On Real-Time Rendering
June 1, 2026
After fifteen years in VFX production — from lookdev and lighting through CG supervision — the most profound shift I've witnessed isn't a specific tool. It's the collapse of the feedback loop.
The old pipeline
Traditional VFX pipelines run on a rhythm of overnight renders. You'd tweak a light, submit the frame, come back in the morning, adjust, and repeat. The relationship between cause and effect was slow, which meant you built strong mental models — you had to, because you couldn't just see it.
That slowness had a hidden benefit: it forced you to think before you acted. Every choice had cost.

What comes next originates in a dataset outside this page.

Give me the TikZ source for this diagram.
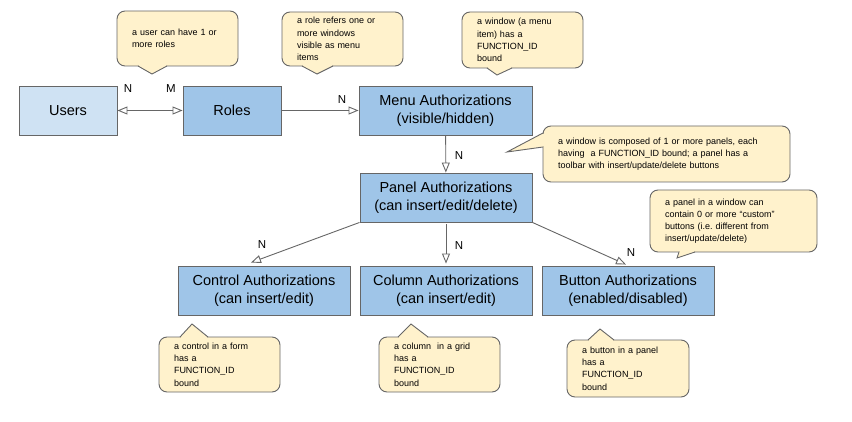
\documentclass[tikz,border=0pt]{standalone}
\usepackage{fontspec}
\setmainfont{Liberation Sans}
\usetikzlibrary{arrows.meta}
\definecolor{boxblue}{HTML}{9FC5E8}
\definecolor{userblue}{HTML}{CFE2F3}
\definecolor{notefill}{HTML}{FFF2CC}
\definecolor{linegray}{HTML}{666666}
\begin{document}
\begin{tikzpicture}[x=1pt, y=-1pt,
  box/.style={draw=linegray, fill=boxblue, line width=0.9pt, minimum height=49pt,
    align=center, inner sep=0pt, font=\fontsize{14.5}{17.5}\selectfont},
  note/.style={draw=linegray, fill=notefill, line width=0.9pt, rounded corners=8pt,
    align=left, inner xsep=15pt, inner ysep=0pt, font=\fontsize{9}{12.2}\selectfont},
  tag/.style={inner sep=0pt, font=\fontsize{11.5}{13}\selectfont},
  link/.style={draw=linegray, line width=0.9pt},
  tip/.style={-{Triangle[open, length=10pt, width=8pt]}},
  tips/.style={{Triangle[open, length=10pt, width=8pt]}-{Triangle[open, length=10pt, width=8pt]}},
  rub/.style={draw=notefill, line width=1.3pt}]
  \useasboundingbox (0,0) rectangle (852,422);

  % Boxes
  \node[box, fill=userblue, minimum width=98pt] (users) at (68,110.5) {Users};
  \node[box, minimum width=98pt] (roles) at (232,110.5) {Roles};
  \node[box, minimum width=173pt] (menu) at (445.5,110.5) {Menu Authorizations\\(visible/hidden)};
  \node[box, minimum width=172pt] (panel) at (446,197.5) {Panel Authorizations\\(can insert/edit/delete)};
  \node[box, minimum width=172pt] (control) at (264,290.5) {Control Authorizations\\(can insert/edit)};
  \node[box, minimum width=172pt] (column) at (446,290.5) {Column Authorizations\\(can insert/edit)};
  \node[box, minimum width=172pt] (button) at (628,290.5) {Button Authorizations\\(enabled/disabled)};

  % Links
  \draw[link, tips] (users) -- (roles);
  \draw[link, tip] (roles) -- (menu);
  \draw[link, tip] (menu) -- (panel);
  \draw[link, tip] (panel.south west) -- ([xshift=-13pt, yshift=3pt]control.north);
  \draw[link, tip] ([yshift=-2pt]panel.south) -- ([yshift=2pt]column.north);
  \draw[link, tip] (panel.south east) -- ([xshift=-2pt, yshift=1pt]button.north);

  % Labels
  \node[tag] (nuser) at (128,89) {N};
  \node[tag] (mrole) at (171,89) {M};
  \node[tag] (nmenu) at (342,100) {N};
  \node[tag] (npanel) at (459,156) {N};
  \node[tag] (ncontrol) at (262,245) {N};
  \node[tag] (ncolumn) at (459,246) {N};
  \node[tag] (nbutton) at (631,253) {N};

  % Note 1
  \node[note, text width=91pt, minimum height=55pt] (noteuser) at (177.5,38.5)
    {a user can have 1 or\\more roles};
  \draw[rub] (139,66) -- (166,66);
  \draw[link, fill=notefill] (138,66) -- (152,74) -- (167,66);

  % Note 2
  \node[note, text width=91pt, minimum height=54pt] (noterole) at (342.5,39)
    {a role refers one or\\more windows\\visible as menu\\items};
  \draw[rub] (303,66) -- (332,66);
  \draw[link, fill=notefill] (302,66) -- (317,74) -- (333,66);

  % Note 3
  \node[note, text width=91pt, minimum height=56pt] (notemenu) at (522.5,40)
    {a window (a menu\\item) has a\\FUNCTION\_ID\\bound};
  \draw[rub] (488,68) -- (511,68);
  \draw[link, fill=notefill] (487,68) -- (497,75) -- (512,68);

  % Note 4
  \node[note, text width=217pt, minimum height=56pt] (notepanel) at (666.5,154)
    {a window is composed of 1 or more panels, each\\having\ \ a FUNCTION\_ID bound; a panel has a\\toolbar with insert/update/delete buttons};
  \draw[rub] (543,134) -- (543,146);
  \draw[link, fill=notefill] (543,133) -- (507,152) -- (543,147);

  % Note 5
  \node[note, text width=137pt, minimum height=62pt] (notecustom) at (733.5,221)
    {a panel in a window can\\contain 0 or more “custom”\\buttons (i.e.\ different from\\insert/update/delete)};
  \draw[rub] (680,252) -- (694,252);
  \draw[link, fill=notefill] (679,252) -- (677,258) -- (695,252);

  % Note 6
  \node[note, text width=91pt, minimum height=55pt] (notecontrol) at (219.5,364.5)
    {a control in a form\\has a\\FUNCTION\_ID\\bound};
  \draw[rub] (181,337) -- (207,337);
  \draw[link, fill=notefill] (180,337) -- (192,324) -- (208,337);

  % Note 7
  \node[note, text width=91pt, minimum height=55pt] (notecolumn) at (439.5,364.5)
    {a column\ \ in a grid\\has a\\FUNCTION\_ID\\bound};
  \draw[rub] (399,337) -- (427,337);
  \draw[link, fill=notefill] (398,337) -- (411,324) -- (428,337);

  % Note 8
  \node[note, text width=92pt, minimum height=57pt] (notebutton) at (628,368.5)
    {a button in a panel\\has a\\FUNCTION\_ID\\bound};
  \draw[rub] (589,340) -- (613,340);
  \draw[link, fill=notefill] (588,340) -- (600,329) -- (614,340);
\end{tikzpicture}
\end{document}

What changes when you see it live
When I moved into real-time work and started running LED stages, everything accelerated. Directors could respond to what was actually in front of them, not a simulation of a simulation of it.
That's genuinely powerful — but it also surfaces a different set of problems. The tools became faster. The decisions didn't.
In practice
Here's an example from WASTELAND, a short film I directed that was fully previsualized in Unreal Engine before a single frame was shot:
The ability to walk a director through a complete edit in real-time, adjusting camera angles and lighting live, fundamentally changes the conversation on set.
The artist in the loop
Real-time rendering changes the job description for everyone. The gaffer, the DP, the VFX supervisor — everyone needs to understand that what they're seeing is also the output, at least in part.
What I find interesting is how much of the old discipline still applies. Understanding light, understanding material, understanding the relationship between a lens and a sensor — none of that goes away. The iteration is just faster, which means good taste matters more, not less.
When the feedback loop collapses, you no longer have overnight renders to hide mediocre decisions. Everything is live. The room sees it. You have to know what you're doing, and you have to know it quickly.
More on this when I've had time to think it through properly.